▶ **Directive**
Write out the opening lines of the data word for word, up to and including the line with "(t1h) at (528,62)", and leave every picture and every later line out.

● ● ● ● ●

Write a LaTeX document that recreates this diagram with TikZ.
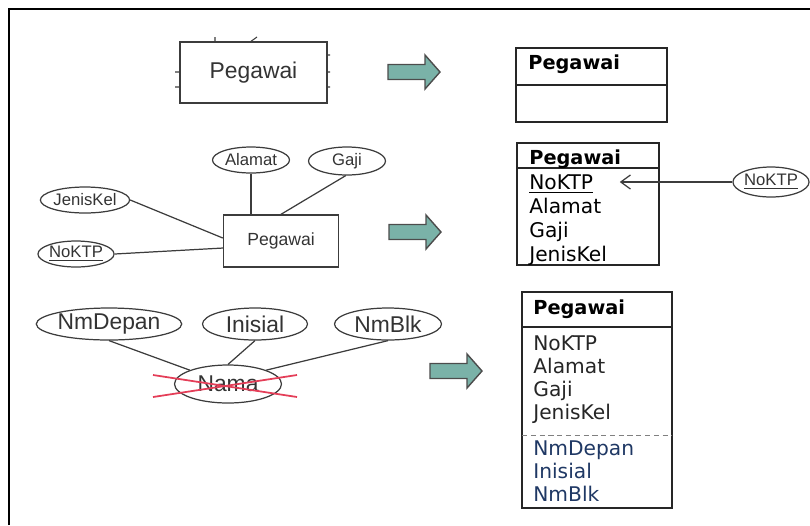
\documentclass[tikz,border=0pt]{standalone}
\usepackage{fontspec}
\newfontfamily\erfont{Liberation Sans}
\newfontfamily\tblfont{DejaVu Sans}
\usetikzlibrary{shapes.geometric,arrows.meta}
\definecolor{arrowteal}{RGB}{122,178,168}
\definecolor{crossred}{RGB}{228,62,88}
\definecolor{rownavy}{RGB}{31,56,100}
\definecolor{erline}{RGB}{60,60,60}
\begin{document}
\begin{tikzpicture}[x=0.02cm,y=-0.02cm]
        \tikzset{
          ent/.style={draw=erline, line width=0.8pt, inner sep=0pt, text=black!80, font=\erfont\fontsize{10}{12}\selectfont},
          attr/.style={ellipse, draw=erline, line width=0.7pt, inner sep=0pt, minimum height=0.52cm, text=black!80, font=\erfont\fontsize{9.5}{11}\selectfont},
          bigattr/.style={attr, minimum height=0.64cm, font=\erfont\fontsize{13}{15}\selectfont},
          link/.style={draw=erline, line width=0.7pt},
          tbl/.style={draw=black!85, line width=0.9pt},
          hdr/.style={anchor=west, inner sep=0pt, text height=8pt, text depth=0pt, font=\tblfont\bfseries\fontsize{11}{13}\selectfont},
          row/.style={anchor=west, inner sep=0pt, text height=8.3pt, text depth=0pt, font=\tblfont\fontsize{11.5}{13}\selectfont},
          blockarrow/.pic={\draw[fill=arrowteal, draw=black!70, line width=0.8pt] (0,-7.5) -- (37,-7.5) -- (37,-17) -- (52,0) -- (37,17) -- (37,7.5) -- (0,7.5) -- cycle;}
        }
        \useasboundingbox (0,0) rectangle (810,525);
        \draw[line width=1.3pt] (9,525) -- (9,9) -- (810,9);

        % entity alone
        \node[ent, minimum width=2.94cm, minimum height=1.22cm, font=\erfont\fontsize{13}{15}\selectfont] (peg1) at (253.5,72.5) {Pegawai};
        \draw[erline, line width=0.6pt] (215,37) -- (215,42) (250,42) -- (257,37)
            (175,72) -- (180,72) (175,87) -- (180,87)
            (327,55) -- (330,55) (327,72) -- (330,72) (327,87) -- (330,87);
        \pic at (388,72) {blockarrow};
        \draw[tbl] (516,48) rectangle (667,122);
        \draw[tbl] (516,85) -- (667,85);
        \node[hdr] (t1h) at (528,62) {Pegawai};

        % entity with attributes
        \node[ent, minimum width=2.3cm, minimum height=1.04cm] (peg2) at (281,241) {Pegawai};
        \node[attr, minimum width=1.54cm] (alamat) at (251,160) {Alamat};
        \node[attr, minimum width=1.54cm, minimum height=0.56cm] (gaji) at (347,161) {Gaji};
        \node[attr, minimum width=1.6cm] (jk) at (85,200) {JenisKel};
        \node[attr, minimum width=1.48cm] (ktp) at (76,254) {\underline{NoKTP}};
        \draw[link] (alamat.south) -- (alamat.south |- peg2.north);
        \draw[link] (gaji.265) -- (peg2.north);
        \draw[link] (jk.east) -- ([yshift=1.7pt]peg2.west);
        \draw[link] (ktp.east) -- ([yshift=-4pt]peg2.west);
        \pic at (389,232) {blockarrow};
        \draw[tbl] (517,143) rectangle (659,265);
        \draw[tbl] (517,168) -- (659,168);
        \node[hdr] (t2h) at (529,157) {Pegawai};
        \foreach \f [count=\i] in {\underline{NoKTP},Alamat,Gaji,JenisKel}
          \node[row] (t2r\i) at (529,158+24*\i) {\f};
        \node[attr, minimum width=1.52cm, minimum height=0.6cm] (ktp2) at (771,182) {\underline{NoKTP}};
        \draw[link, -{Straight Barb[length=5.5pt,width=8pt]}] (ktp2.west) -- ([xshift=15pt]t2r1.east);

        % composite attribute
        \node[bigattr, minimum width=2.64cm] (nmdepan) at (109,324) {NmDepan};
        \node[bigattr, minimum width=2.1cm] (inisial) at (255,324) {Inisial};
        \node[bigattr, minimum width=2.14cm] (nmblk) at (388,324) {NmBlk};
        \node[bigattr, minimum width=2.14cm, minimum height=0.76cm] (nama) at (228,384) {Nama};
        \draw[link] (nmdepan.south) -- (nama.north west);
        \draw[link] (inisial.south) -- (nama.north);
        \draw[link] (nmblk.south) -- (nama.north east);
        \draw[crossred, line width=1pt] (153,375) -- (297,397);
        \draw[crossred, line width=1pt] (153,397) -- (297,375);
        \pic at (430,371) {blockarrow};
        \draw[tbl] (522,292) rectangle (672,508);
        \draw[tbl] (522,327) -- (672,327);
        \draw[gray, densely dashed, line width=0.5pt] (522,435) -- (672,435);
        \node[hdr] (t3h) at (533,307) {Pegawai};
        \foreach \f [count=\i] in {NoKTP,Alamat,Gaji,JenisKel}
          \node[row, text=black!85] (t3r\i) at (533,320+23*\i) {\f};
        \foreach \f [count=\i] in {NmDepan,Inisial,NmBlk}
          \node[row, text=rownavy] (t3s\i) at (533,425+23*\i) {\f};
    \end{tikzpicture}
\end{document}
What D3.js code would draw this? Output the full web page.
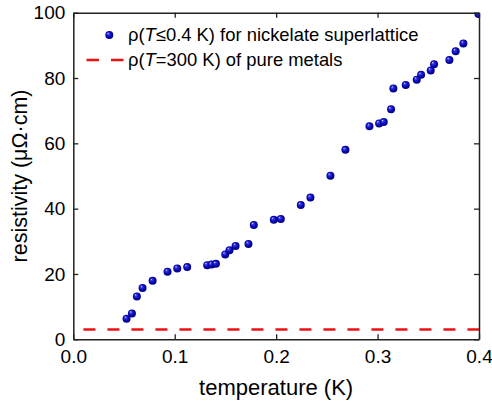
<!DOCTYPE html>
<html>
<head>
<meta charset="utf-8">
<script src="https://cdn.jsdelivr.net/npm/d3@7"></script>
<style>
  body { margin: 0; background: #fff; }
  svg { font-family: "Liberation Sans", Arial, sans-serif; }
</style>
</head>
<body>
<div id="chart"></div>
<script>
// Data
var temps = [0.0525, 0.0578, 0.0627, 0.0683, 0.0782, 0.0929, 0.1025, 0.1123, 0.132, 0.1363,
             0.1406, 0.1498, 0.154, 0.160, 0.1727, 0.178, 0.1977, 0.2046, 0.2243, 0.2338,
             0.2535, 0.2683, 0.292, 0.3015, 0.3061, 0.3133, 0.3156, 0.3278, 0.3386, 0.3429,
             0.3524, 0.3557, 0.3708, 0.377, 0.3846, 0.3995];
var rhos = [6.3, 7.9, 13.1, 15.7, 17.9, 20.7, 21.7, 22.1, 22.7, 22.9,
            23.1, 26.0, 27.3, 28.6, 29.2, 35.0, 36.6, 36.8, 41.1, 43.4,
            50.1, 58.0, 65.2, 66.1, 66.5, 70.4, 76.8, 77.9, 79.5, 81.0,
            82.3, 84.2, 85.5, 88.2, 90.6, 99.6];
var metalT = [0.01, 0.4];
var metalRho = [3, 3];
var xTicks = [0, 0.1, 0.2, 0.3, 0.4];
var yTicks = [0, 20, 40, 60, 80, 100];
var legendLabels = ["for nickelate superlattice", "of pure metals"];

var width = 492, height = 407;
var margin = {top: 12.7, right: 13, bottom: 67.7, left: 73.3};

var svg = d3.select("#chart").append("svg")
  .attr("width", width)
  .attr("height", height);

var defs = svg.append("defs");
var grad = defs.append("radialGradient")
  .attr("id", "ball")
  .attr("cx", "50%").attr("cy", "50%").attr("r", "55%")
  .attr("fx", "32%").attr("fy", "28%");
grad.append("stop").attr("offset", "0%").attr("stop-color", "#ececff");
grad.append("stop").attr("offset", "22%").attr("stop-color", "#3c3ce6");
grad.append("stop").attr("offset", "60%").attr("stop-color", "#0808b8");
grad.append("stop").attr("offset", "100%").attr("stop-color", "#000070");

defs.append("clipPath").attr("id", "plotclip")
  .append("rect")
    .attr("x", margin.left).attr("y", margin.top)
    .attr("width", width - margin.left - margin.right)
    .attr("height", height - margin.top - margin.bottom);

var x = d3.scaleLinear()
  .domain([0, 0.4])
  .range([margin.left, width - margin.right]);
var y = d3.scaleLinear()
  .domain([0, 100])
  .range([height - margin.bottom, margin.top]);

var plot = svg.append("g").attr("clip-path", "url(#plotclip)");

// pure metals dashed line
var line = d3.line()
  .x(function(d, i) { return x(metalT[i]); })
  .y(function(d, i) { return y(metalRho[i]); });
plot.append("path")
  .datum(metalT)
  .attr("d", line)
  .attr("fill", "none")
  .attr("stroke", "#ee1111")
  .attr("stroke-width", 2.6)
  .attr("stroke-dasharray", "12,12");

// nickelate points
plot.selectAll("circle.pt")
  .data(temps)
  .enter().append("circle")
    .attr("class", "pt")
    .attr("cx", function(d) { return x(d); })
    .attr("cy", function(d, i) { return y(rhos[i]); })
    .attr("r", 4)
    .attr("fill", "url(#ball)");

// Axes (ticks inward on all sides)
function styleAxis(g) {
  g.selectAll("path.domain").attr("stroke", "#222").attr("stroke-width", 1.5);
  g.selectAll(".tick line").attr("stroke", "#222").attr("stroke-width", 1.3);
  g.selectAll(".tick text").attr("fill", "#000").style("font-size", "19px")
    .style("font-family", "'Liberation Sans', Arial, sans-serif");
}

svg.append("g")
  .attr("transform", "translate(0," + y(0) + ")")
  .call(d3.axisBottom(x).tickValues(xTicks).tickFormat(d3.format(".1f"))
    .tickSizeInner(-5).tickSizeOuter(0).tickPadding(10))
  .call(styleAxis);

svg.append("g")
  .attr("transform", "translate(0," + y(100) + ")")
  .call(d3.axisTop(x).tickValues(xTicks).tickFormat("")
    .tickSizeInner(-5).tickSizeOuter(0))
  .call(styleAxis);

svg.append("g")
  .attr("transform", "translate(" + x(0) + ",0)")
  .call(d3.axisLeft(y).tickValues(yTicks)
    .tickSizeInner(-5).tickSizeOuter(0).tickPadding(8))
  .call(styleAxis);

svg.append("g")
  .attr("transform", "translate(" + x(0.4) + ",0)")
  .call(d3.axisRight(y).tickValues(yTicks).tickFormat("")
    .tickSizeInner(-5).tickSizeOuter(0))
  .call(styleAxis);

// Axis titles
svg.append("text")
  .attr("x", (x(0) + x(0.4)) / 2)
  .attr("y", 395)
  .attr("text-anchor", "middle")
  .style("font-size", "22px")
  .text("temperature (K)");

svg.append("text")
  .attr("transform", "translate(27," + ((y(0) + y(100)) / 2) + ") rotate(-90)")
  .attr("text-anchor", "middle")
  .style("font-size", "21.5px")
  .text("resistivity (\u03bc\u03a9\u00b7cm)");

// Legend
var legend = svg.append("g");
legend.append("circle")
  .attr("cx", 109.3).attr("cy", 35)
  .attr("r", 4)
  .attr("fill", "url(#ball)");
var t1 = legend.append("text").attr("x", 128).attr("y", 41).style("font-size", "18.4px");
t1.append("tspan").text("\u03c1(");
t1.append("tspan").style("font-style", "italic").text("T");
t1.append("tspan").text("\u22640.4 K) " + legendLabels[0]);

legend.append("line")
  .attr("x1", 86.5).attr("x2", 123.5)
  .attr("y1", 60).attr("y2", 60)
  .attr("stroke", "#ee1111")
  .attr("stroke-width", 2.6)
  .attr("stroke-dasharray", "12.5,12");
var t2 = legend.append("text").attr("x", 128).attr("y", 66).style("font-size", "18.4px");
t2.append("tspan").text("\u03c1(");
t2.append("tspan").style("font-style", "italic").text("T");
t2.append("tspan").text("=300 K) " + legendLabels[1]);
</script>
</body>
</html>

● ● ● ● ●

▶ **Correct answer**
Write a LaTeX document that recreates this diagram with TikZ.
\documentclass[tikz,border=0pt]{standalone}
\usepackage{fontspec}
\newfontfamily\erfont{Liberation Sans}
\newfontfamily\tblfont{DejaVu Sans}
\usetikzlibrary{shapes.geometric,arrows.meta}
\definecolor{arrowteal}{RGB}{122,178,168}
\definecolor{crossred}{RGB}{228,62,88}
\definecolor{rownavy}{RGB}{31,56,100}
\definecolor{erline}{RGB}{60,60,60}
\begin{document}
\begin{tikzpicture}[x=0.02cm,y=-0.02cm]
        \tikzset{
          ent/.style={draw=erline, line width=0.8pt, inner sep=0pt, text=black!80, font=\erfont\fontsize{10}{12}\selectfont},
          attr/.style={ellipse, draw=erline, line width=0.7pt, inner sep=0pt, minimum height=0.52cm, text=black!80, font=\erfont\fontsize{9.5}{11}\selectfont},
          bigattr/.style={attr, minimum height=0.64cm, font=\erfont\fontsize{13}{15}\selectfont},
          link/.style={draw=erline, line width=0.7pt},
          tbl/.style={draw=black!85, line width=0.9pt},
          hdr/.style={anchor=west, inner sep=0pt, text height=8pt, text depth=0pt, font=\tblfont\bfseries\fontsize{11}{13}\selectfont},
          row/.style={anchor=west, inner sep=0pt, text height=8.3pt, text depth=0pt, font=\tblfont\fontsize{11.5}{13}\selectfont},
          blockarrow/.pic={\draw[fill=arrowteal, draw=black!70, line width=0.8pt] (0,-7.5) -- (37,-7.5) -- (37,-17) -- (52,0) -- (37,17) -- (37,7.5) -- (0,7.5) -- cycle;}
        }
        \useasboundingbox (0,0) rectangle (810,525);
        \draw[line width=1.3pt] (9,525) -- (9,9) -- (810,9);

        % entity alone
        \node[ent, minimum width=2.94cm, minimum height=1.22cm, font=\erfont\fontsize{13}{15}\selectfont] (peg1) at (253.5,72.5) {Pegawai};
        \draw[erline, line width=0.6pt] (215,37) -- (215,42) (250,42) -- (257,37)
            (175,72) -- (180,72) (175,87) -- (180,87)
            (327,55) -- (330,55) (327,72) -- (330,72) (327,87) -- (330,87);
        \pic at (388,72) {blockarrow};
        \draw[tbl] (516,48) rectangle (667,122);
        \draw[tbl] (516,85) -- (667,85);
        \node[hdr] (t1h) at (528,62) {Pegawai};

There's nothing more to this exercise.